Francis rose to his feet and regarded his enemy curiously.

“No,” he said, as if in soliloquy, “it isn’t worth it.”

“What isn’t worth what?” the other demanded with swift suspicion.

“Beating you up,” was the cool answer. “I could kill you with my hands in five minutes. You’re no Wolf. You’re just mere yellow dog, the part of you that isn’t plain skunk. They told me to expect this of you; but I didn’t believe, and I came to see. They were right. You were all that they said. Well, I must get along out of this. It smells like a den of foxes. It stinks.”

He paused with his hand on the door knob and looked back. He had not succeeded in making Regan lose his temper.

“And what are you going to do about it?” the latter jeered.

“If you’ll permit me to get my broker on your ‘phone maybe you’ll learn,” Francis replied.

“Go to it, my laddy buck,” Regan conceded, then, with a wave of suspicion, “—I’ll get him for you myself.”

And, having ascertained that Bascom was really at the other end of the line, he turned the receiver over to Francis.

“You were right,” the latter assured Bascom. “Regan’s all you said and worse. Go right on with your plan of campaign. We’ve got him where we want him, though the old fox won’t believe it for a moment. He thinks he’s going to strip me, clean me out.” Francis paused to think up the strongest way of carrying on his bluff, then continued. “I’ll tell you something you don’t know. He’s the one who manœuvred the raid from the beginning. So now you know who we’re going to bury.”

And, after a little more of similar talk, he hung up.
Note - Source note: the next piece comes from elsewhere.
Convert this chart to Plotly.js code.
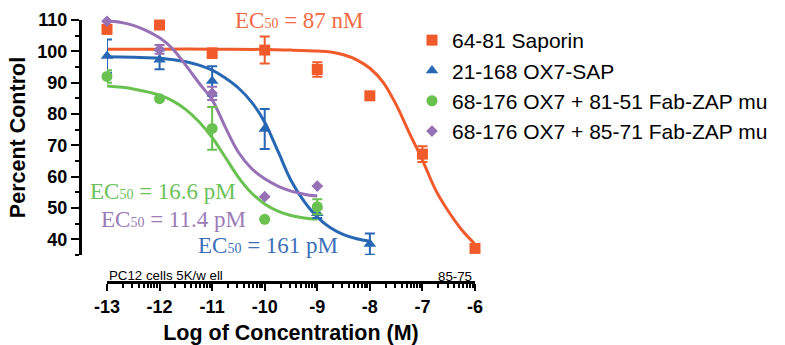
<!DOCTYPE html>
<html><head><meta charset="utf-8">
<script src="https://cdn.plot.ly/plotly-3.0.1.min.js"></script>
<style>html,body{margin:0;padding:0;background:#fff}#chart{width:785px;height:345px}</style>
</head><body><div id="chart"></div>
<script>
// ---- data ----
const seriesNames = ['64-81 Saporin', '21-168 OX7-SAP', '68-176 OX7 + 81-51 Fab-ZAP mu', '68-176 OX7 + 85-71 Fab-ZAP mu'];
const ec50Labels = ['87 nM', '161 pM', '16.6 pM', '11.4 pM'];

const saporinX = [-13, -12, -11, -10, -9, -8, -7, -6];
const saporinY = [107.0, 108.4, 99.4, 100.4, 94.2, 85.8, 67.2, 37.1];
const saporinErr = [0, 0, 1.5, 4.3, 2.3, 0, 2.5, 0];

const ox7SapX = [-13, -12, -11, -10, -9, -8];
const ox7SapY = [98.5, 97.3, 90.5, 75.2, 48.3, 38.5];
const ox7SapErr = [5.3, 3.0, 4.7, 6.4, 1.5, 3.4];

const fab8151X = [-13, -12, -11, -10, -9];
const fab8151Y = [92.0, 84.9, 75.4, 46.4, 50.4];
const fab8151Err = [2.0, 0, 6.8, 0, 2.4];

const fab8571X = [-13, -12, -11, -10, -9];
const fab8571Y = [109.6, 100.6, 86.6, 53.6, 57.0];
const fab8571Err = [0, 1.4, 2.1, 0, 0];

// fitted curves, points
const saporinFitX = [-13, -12, -11, -10, -9.5, -9, -8.75, -8.5, -8.25, -8, -7.75, -7.5, -7.25, -7, -6.75, -6.5, -6.25, -6];
const saporinFitY = [100.7, 100.7, 100.7, 100.6, 100.4, 100.1, 99.8, 98.9, 97.3, 94.6, 90.2, 83.0, 74.0, 65.3, 55.8, 48.8, 43.0, 38.5];

const ox7SapFitX = [-13, -12.5, -12, -11.5, -11.25, -11, -10.75, -10.5, -10.25, -10, -9.75, -9.5, -9.25, -9, -8.75, -8.5, -8.25, -8];
const ox7SapFitY = [98.3, 98.1, 97.8, 96.7, 95.6, 94.0, 91.5, 88.3, 83.8, 77.4, 68.2, 58.8, 52.1, 47.1, 43.7, 41.5, 40.2, 39.4];

const fab8151FitX = [-13, -12.5, -12, -11.75, -11.5, -11.25, -11, -10.75, -10.5, -10.25, -10, -9.75, -9.5, -9.25, -9];
const fab8151FitY = [88.9, 88.0, 86.0, 84.2, 81.4, 77.5, 72.5, 66.2, 59.8, 54.8, 51.3, 49.0, 47.6, 46.8, 46.4];

const fab8571FitX = [-13, -12.75, -12.5, -12.25, -12, -11.75, -11.5, -11.25, -11, -10.75, -10.5, -10.25, -10, -9.75, -9.5, -9.25, -9];
const fab8571FitY = [109.7, 109.3, 108.3, 106.6, 104.3, 100.8, 95.5, 89.9, 84.5, 75.8, 67.8, 62.6, 59.3, 57.0, 55.4, 54.4, 53.8];

const xTickVals = [-13, -12, -11, -10, -9, -8, -7, -6];
const xTickText = ['-13', '-12', '-11', '-10', '-9', '-8', '-7', '-6'];
const decadeOffsets = [0.301, 0.477, 0.602, 0.699, 0.778, 0.845, 0.903, 0.954];
const yTickVals = [40, 50, 60, 70, 80, 90, 100, 110];
const yMinorVals = [35, 45, 55, 65, 75, 85, 95, 105];

// ---- styling ----
const colors = ['#F15A2B', '#2767B3', '#69C150', '#9671B5'];
const textColors = ['#F26A45', '#3B70B9', '#6CC25A', '#9B7BB8'];
const symbols = ['square', 'triangle-up', 'circle', 'diamond'];
const sizes = [11, 11, 11, 9];

const xMinorVals = [];
xTickVals.slice(0, -1).forEach(d => decadeOffsets.forEach(o => xMinorVals.push(d + o)));

const fits = [[saporinFitX, saporinFitY], [ox7SapFitX, ox7SapFitY], [fab8151FitX, fab8151FitY], [fab8571FitX, fab8571FitY]];
const pts = [[saporinX, saporinY, saporinErr], [ox7SapX, ox7SapY, ox7SapErr], [fab8151X, fab8151Y, fab8151Err], [fab8571X, fab8571Y, fab8571Err]];

const traces = [];
const lineOrder = [1, 2, 0, 3];
lineOrder.forEach(i => {
  traces.push({
    x: fits[i][0], y: fits[i][1], mode: 'lines', type: 'scatter',
    line: {color: colors[i], width: 3, shape: 'spline', smoothing: 1},
    showlegend: false, hoverinfo: 'skip', cliponaxis: false
  });
});
[0, 1, 2, 3].forEach(i => {
  traces.push({
    x: pts[i][0], y: pts[i][1], name: seriesNames[i], mode: 'markers', type: 'scatter',
    marker: {color: colors[i], symbol: symbols[i], size: sizes[i], line: {width: 0}},
    error_y: {type: 'data', array: pts[i][2], visible: true, color: colors[i], thickness: 2, width: 5},
    cliponaxis: false
  });
});

const PLOT_L = 80, PLOT_W = 395, PLOT_B = 282, PLOT_H = 262;
const px = v => (v - PLOT_L) / PLOT_W;
const py = v => (PLOT_B - v) / PLOT_H;
const serif = 'Liberation Serif, Times New Roman, serif';
const ec = (t) => 'EC<span style="font-size:14px">50</span> = ' + t;

const annotations = [
  {x: px(299.5), y: py(20), text: ec(ec50Labels[0]), color: textColors[0]},
  {x: px(267.5), y: py(245), text: ec(ec50Labels[1]), color: textColors[1]},
  {x: px(162.5), y: py(191.7), text: ec(ec50Labels[2]), color: textColors[2]},
  {x: px(173), y: py(219), text: ec(ec50Labels[3]), color: textColors[3]}
].map(a => ({x: a.x, y: a.y, xref: 'paper', yref: 'paper', text: a.text, showarrow: false,
  xanchor: 'center', yanchor: 'middle', font: {family: serif, size: 23, color: a.color}}));

const sans = 'Liberation Sans, Arial, sans-serif';
annotations.push({x: px(107), y: py(275.5), xref: 'paper', yref: 'paper', text: 'PC12 cells 5K/w ell',
  showarrow: false, xanchor: 'left', yanchor: 'middle', font: {family: sans, size: 13.3, color: '#000'}});
annotations.push({x: px(474), y: py(276), xref: 'paper', yref: 'paper', text: '85-75',
  showarrow: false, xanchor: 'right', yanchor: 'middle', font: {family: sans, size: 13.3, color: '#000'}});

const layout = {
  width: 785, height: 345,
  margin: {l: PLOT_L, r: 785 - PLOT_L - PLOT_W, t: 20, b: 345 - PLOT_B},
  paper_bgcolor: '#fff', plot_bgcolor: 'rgba(0,0,0,0)',
  showlegend: true,
  legend: {x: px(412), y: py(20), xanchor: 'left', yanchor: 'top', bgcolor: 'rgba(0,0,0,0)',
    font: {family: sans, size: 21, color: '#000'}, itemclick: false},
  xaxis: {
    domain: [px(107), 1], range: [-13, -6], anchor: 'free', position: 0,
    showline: true, linewidth: 3, linecolor: '#000', showgrid: false, zeroline: false,
    ticks: 'outside', ticklen: 7, tickwidth: 2, tickcolor: '#000',
    tickmode: 'array', tickvals: xTickVals, ticktext: xTickText,
    tickfont: {family: sans, size: 18, color: '#000', weight: 'bold'},
    minor: {tickmode: 'array', tickvals: xMinorVals, ticks: 'outside', ticklen: 4, tickwidth: 2, tickcolor: '#000', showgrid: false},
    title: {text: 'Log of Concentration (M)', font: {family: sans, size: 21.5, color: '#000', weight: 'bold'}}
  },
  yaxis: {
    domain: [py(255), 1], range: [35, 110], anchor: 'free', position: 0,
    showline: true, linewidth: 3, linecolor: '#000', showgrid: false, zeroline: false,
    ticks: 'outside', ticklen: 8, tickwidth: 2, tickcolor: '#000',
    tickmode: 'array', tickvals: yTickVals,
    tickfont: {family: sans, size: 18, color: '#000', weight: 'bold'},
    minor: {tickmode: 'array', tickvals: yMinorVals, ticks: 'outside', ticklen: 4, tickwidth: 2, tickcolor: '#000', showgrid: false},
    title: {text: 'Percent Control', font: {family: sans, size: 21.5, color: '#000', weight: 'bold'}}
  },
  annotations: annotations
};

Plotly.newPlot('chart', traces, layout, {staticPlot: true, displayModeBar: false});
</script>
</body></html>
“You see,” he explained, again from the door, “you were so crafty that we couldn’t make out who it was. Why hell, Regan, we were prepared to give a walloping to some unknown that had several times your strength. And now that it’s you, it’s easy. We were prepared to strain. But with you it will be a walk-over. To-morrow, around this time, there’s going to be a funeral right here in your office and you’re not going to be one of the mourners. You’re going to be the corpse——and a not-nice looking financial corpse you’ll be when we get done with you.”

“The dead spit of R.H.M.,” the Wolf grinned. “Lord, how he could pull off a bluff!”

“It’s a pity he didn’t bury you and save me all the trouble,” was Francis’ parting shot.

“And all the expense,” Regan flung after him. “It’s going to be pretty expensive for you, and there isn’t going to be any funeral from this place.”

“Well, to-morrow’s the day,” Francis delivered to Bascom, as they parted that evening. “This time to-morrow I’ll be a perfectly nice scalped and skinned and sun-dried and smoke-cured specimen for Regan’s private collection. But who’d have believed the old skunk had it in for me! I never harmed him. On the contrary, I always considered him father’s best friend.——If Charley Tippery could only come through with some of the Tippery surplus coin....”

“Or if the United States would only declare a moratorium,” Bascom hoped equally hopelessly.

And Regan, at that moment, was saying to his assembled agents and rumor-factory specialists:

“Sell! Sell! Sell all you’ve got and then sell short. I see no bottom to this market!”

And Francis, on his way up town, buying the last extra, scanned the five-inch-lettered headline:

“I SEE NO BOTTOM TO THIS MARKET.—THOMAS REGAN.”